State how many lines in the records hold the word "this", giving the number and no other text.
---- Excerpted records
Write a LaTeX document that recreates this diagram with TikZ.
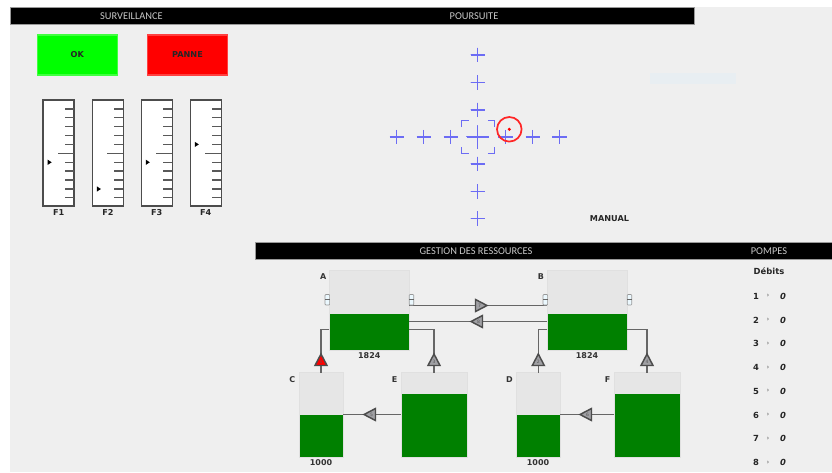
\documentclass[tikz,border=0pt]{standalone}
\usepackage{fontspec}
\setmainfont{DejaVu Sans}
\newfontfamily\hdfont{Carlito}
\definecolor{panel}{HTML}{EFEFEF}
\definecolor{tankfill}{HTML}{E6E6E6}
\definecolor{tankgreen}{HTML}{008000}
\definecolor{hdtext}{HTML}{C8C8C8}
\definecolor{crossblue}{HTML}{6C6CF4}
\definecolor{pumpgray}{HTML}{A0A0A4}
\definecolor{pipe}{HTML}{666666}
\definecolor{statusbg}{HTML}{E8EEF2}
\tikzset{
  x=0.75pt,y=-0.75pt,
  hdbar/.style={fill=black,draw=gray!80,line width=0.4pt},
  hdlabel/.style={text=hdtext,font=\hdfont\fontsize{7.8}{8}\selectfont,inner sep=0pt},
  boldlabel/.style={font=\bfseries\fontsize{6.1}{7}\selectfont,text=black!85,inner sep=0pt},
  smalllabel/.style={font=\bfseries\fontsize{6}{7}\selectfont,text=black!80,inner sep=0pt},
  gaugebox/.style={draw=black!70,fill=white,line width=1.1pt},
  tick/.style={draw=black!65,line width=1pt},
  crossline/.style={draw=crossblue,line width=1pt},
  tankline/.style={draw=black!12,line width=0.4pt},
  pipeline/.style={draw=pipe,line width=1.1pt},
  pump/.style={fill=pumpgray,draw=black!70,line width=1.1pt,line join=miter},
  pumpred/.style={fill=red,draw=black!70,line width=1.1pt,line join=miter},
  pumpnum/.style={font=\fontsize{3.4}{4}\selectfont,text=black!65,inner sep=0pt},
  rowlabel/.style={font=\bfseries\fontsize{6.3}{7}\selectfont,text=black!85,inner sep=0pt},
  rowval/.style={font=\bfseries\itshape\fontsize{6.3}{7}\selectfont,text=black!85,inner sep=0pt},
  rowsep/.style={font=\bfseries\fontsize{5}{6}\selectfont,text=black!50,inner sep=0pt},
}
\newcommand{\gauge}[3]{% x, pointer y, name
  \draw[gaugebox] (#1,100) rectangle (#1+31,206);
  \foreach \ty in {109,117.8,126.7,135.6,144.4,162.2,171.1,180,188.9,197.7}
    \draw[tick] (#1+22,\ty) -- (#1+31,\ty);
  \draw[tick] (#1+15,153.3) -- (#1+31,153.3);
  \fill[black] (#1+4.5,#2-2.6) -- (#1+8.5,#2) -- (#1+4.5,#2+2.6) -- cycle;
  \node[boldlabel] at (#1+15.5,212.5) {#3};
}
\newcommand{\crossmark}[3]{% x,y,half-size
  \draw[crossline] (#1-#3,#2) -- (#1+#3,#2) (#1,#2-#3) -- (#1,#2+#3);
}
\newcommand{\tank}[6]{% name,x1,x2,split,top,bottom
  \fill[tankfill] (#2,#5) rectangle (#3,#4);
  \fill[tankgreen] (#2,#4) rectangle (#3,#6);
  \draw[tankline] (#2,#5) rectangle (#3,#6);
  \coordinate (#1) at (#2,#5);
}
\newcommand{\pumpdown}[4][pump]{% style,x,y,num : apex up
  \draw[#1] (#2,#3-6) -- (#2+6,#3+5.5) -- (#2-6,#3+5.5) -- cycle;
  \node[pumpnum] at (#2,#3+1.5) {#4};
}
\newcommand{\pumpright}[3]{%
  \draw[pump] (#1+6,#2) -- (#1-5.5,#2-6) -- (#1-5.5,#2+6) -- cycle;
  \node[pumpnum] at (#1-1.5,#2) {#3};
}
\newcommand{\pumpleft}[3]{%
  \draw[pump] (#1-6,#2) -- (#1+5.5,#2-6) -- (#1+5.5,#2+6) -- cycle;
  \node[pumpnum] at (#1+1.5,#2) {#3};
}
\newcommand{\rowitem}[2]{%
  \node[rowlabel] at (756,#2) {#1};
  \node[rowsep] at (768,#2) {›};
  \node[rowval] at (783,#2) {0};
}
\begin{document}
\begin{tikzpicture}
\useasboundingbox (0,0) rectangle (832,472);
\fill[white] (0,0) rectangle (832,472);
\fill[panel] (10,7) rectangle (832,472);
% header bars
\draw[hdbar] (10,7) rectangle (694,24);
\node[hdlabel] (hsurv) at (131.5,16) {SURVEILLANCE};
\node[hdlabel] (hpours) at (474,16) {POURSUITE};
\draw[hdbar] (255,242) rectangle (832,259);
\node[hdlabel] (hgest) at (476,251) {GESTION DES RESSOURCES};
\node[hdlabel] (hpomp) at (769,251) {POMPES};
% buttons
\node[draw=green!75!white,fill=green,line width=0.8pt,minimum width=60pt,minimum height=30pt,inner sep=0pt,font=\bfseries\fontsize{6.1}{7}\selectfont,text=black!85] (ok) at (77.2,55) {OK};
\node[draw=red!75!white,fill=red,line width=0.8pt,minimum width=60.5pt,minimum height=30pt,inner sep=0pt,font=\bfseries\fontsize{6.1}{7}\selectfont,text=black!85] (panne) at (187.5,55) {PANNE};
% gauges
\gauge{43.2}{162.3}{F1}
\gauge{92.4}{189}{F2}
\gauge{141.3}{162.3}{F3}
\gauge{190.3}{144.4}{F4}
% crosshair field
\foreach \cx in {396.7,423.7,450.7,505.3,532.7,559.3} \crossmark{\cx}{137}{7.2}
\foreach \cy in {55,82.5,110,164,191.5,218.3} \crossmark{477.7}{\cy}{7.2}
\draw[crossline] (466.5,137) -- (488.8,137) (477.7,125.5) -- (477.7,148.5);
\draw[crossline] (461.7,127) -- (461.7,120.2) -- (468.5,120.2);
\draw[crossline] (487.8,120.2) -- (494.5,120.2) -- (494.5,127);
\draw[crossline] (461.7,147) -- (461.7,153.6) -- (468.5,153.6);
\draw[crossline] (487.8,153.6) -- (494.5,153.6) -- (494.5,147);
\draw[red!85!white,line width=1.3pt] (509.3,129.3) circle[radius=12.3];
\fill[red] (509.3,129.3) circle[radius=1.7];
\node[boldlabel] (manual) at (609.5,218.5) {MANUAL};
% faint status box
\node[fill=statusbg,minimum width=64.5pt,minimum height=8.5pt,inner sep=0pt] (status) at (693,78.3) {};
% tanks
\tank{ta}{329.4}{409}{314}{270}{350}
\tank{tb}{547.4}{627}{314}{270}{350}
\tank{tc}{299}{343}{415}{372.5}{457}
\tank{te}{401}{467.3}{393.5}{372.5}{457}
\tank{td}{516}{560.4}{415}{372.5}{457}
\tank{tf}{614}{680}{393.5}{372.5}{457}
% pipes
\draw[pipeline] (409,305.5) -- (547.4,305.5);
\draw[pipeline] (409,321.5) -- (547.4,321.5);
\draw[pipeline] (329.4,329.5) -- (321,329.5) -- (321,372.5);
\draw[pipeline] (409,329.5) -- (434,329.5) -- (434,372.5);
\draw[pipeline] (547.4,329.5) -- (538.3,329.5) -- (538.3,372.5);
\draw[pipeline] (627,329.5) -- (647,329.5) -- (647,372.5);
\draw[pipeline] (343,414.5) -- (401,414.5);
\draw[pipeline] (560.4,414.5) -- (614,414.5);
% level tabs
\foreach \tx in {325,409.2,543,627.2}{
  \draw[black!40,fill=cyan!8,line width=0.5pt,rounded corners=0.6pt] (\tx,294.5) rectangle (\tx+4.6,305);
  \draw[black!60,line width=0.5pt] (\tx,299.7) -- (\tx+4.6,299.7);
}
% pumps
\pumpdown[pumpred]{321}{360}{1}
\pumpdown{434}{360}{3}
\pumpdown{538.3}{360}{2}
\pumpdown{647}{360}{4}
\pumpright{481}{305.5}{7}
\pumpleft{477}{321.5}{8}
\pumpleft{370}{414.5}{5}
\pumpleft{586}{414.5}{6}
% tank labels
\node[smalllabel] (la) at (323.3,277) {A};
\node[smalllabel] (lb) at (540.8,277) {B};
\node[smalllabel] (lc) at (292.2,379.5) {C};
\node[smalllabel] (le) at (394.6,379.5) {E};
\node[smalllabel] (ld) at (509.5,379.5) {D};
\node[smalllabel] (lf) at (607.5,379.5) {F};
\node[smalllabel] (va) at (369.3,355.5) {1824};
\node[smalllabel] (vb) at (587,355.5) {1824};
\node[smalllabel] (vc) at (321,462.5) {1000};
\node[smalllabel] (vd) at (538,462.5) {1000};
% flows
\node[rowlabel] (deb) at (769,271.5) {Débits};
\rowitem{1}{296}
\rowitem{2}{320}
\rowitem{3}{343.5}
\rowitem{4}{367.5}
\rowitem{5}{391}
\rowitem{6}{415}
\rowitem{7}{438.5}
\rowitem{8}{462.5}
\end{tikzpicture}
\end{document}
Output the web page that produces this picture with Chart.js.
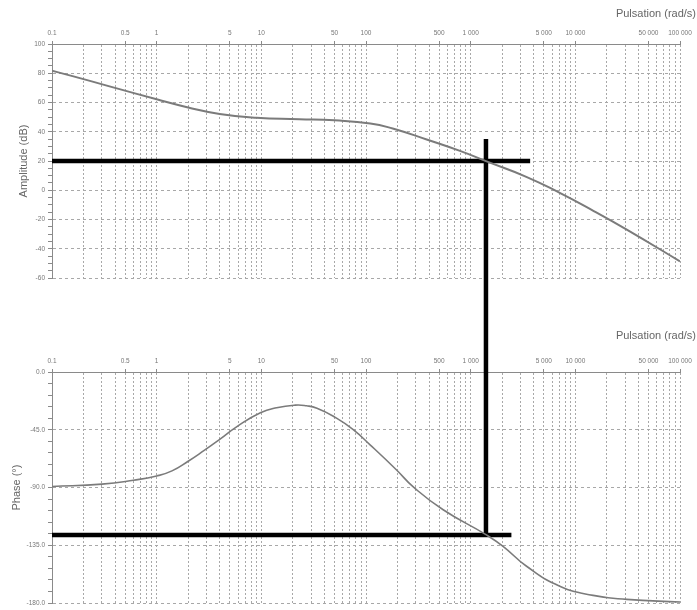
--------
| Written response |
2